Do you only bear in mind the general rules: "What is mine, what is
not mine; what is given to me; what does God will that I should do
now? what does He not will?" A little before he willed you to be at
leisure, to talk with yourself, to write about these things, to
read, to hear, to prepare yourself. You had sufficient time for
this. Now He says to you: "Come now to the contest; show us what you
have learned, how you have practiced the athletic art. How long will
you be exercised alone? Now is the opportunity for you to learn
whether you are an athlete worthy of victory, or one of those who go
about the world and are defeated." Why, then, are; you vexed? No
contest is without confusion.
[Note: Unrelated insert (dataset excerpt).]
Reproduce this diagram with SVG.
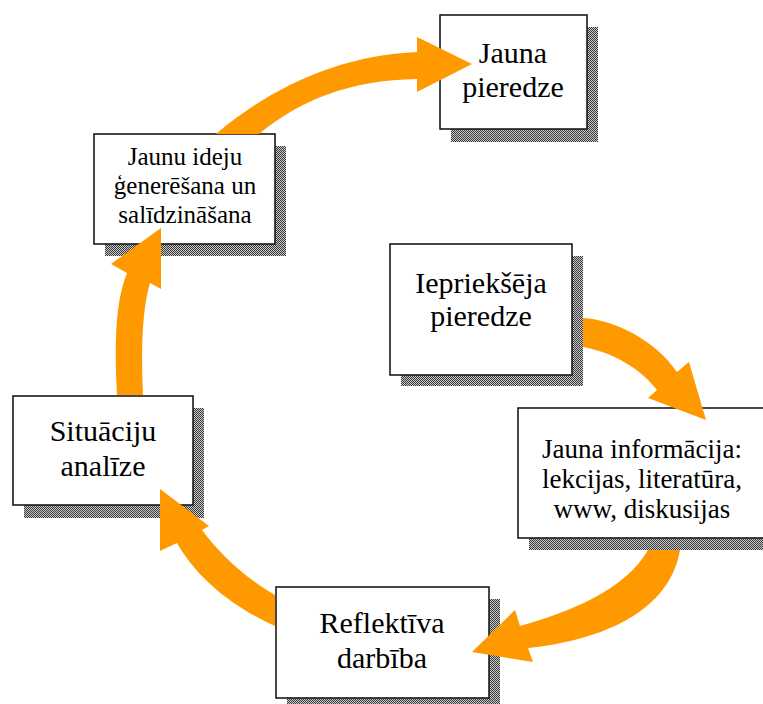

There be many who exercise themselves
for the contests, many who call out to those who exercise
themselves, many masters, many spectators. "But my wish is to live
quietly." Lament, then, and groan as you deserve to do. For what other
is a greater punishment than this to the untaught man and to him who
disobeys the divine commands: to be grieved, to lament, to envy, in
a word, to be disappointed and to he unhappy? Would you not release
yourself from these things? "And how shall I release myself?" Have you
not often heard that you ought to remove entirely desire, apply
aversion to those things only which are within your power, that you
ought to give up everything, body, property, fame, books, tumult,
power, private station? for whatever way you turn, you are a slave,
you are subjected, you are hindered, you are compelled, you are
entirely in the power of others. But keep the words of Cleanthes in
readiness,
Lead me, O Zeus, and thou necessity.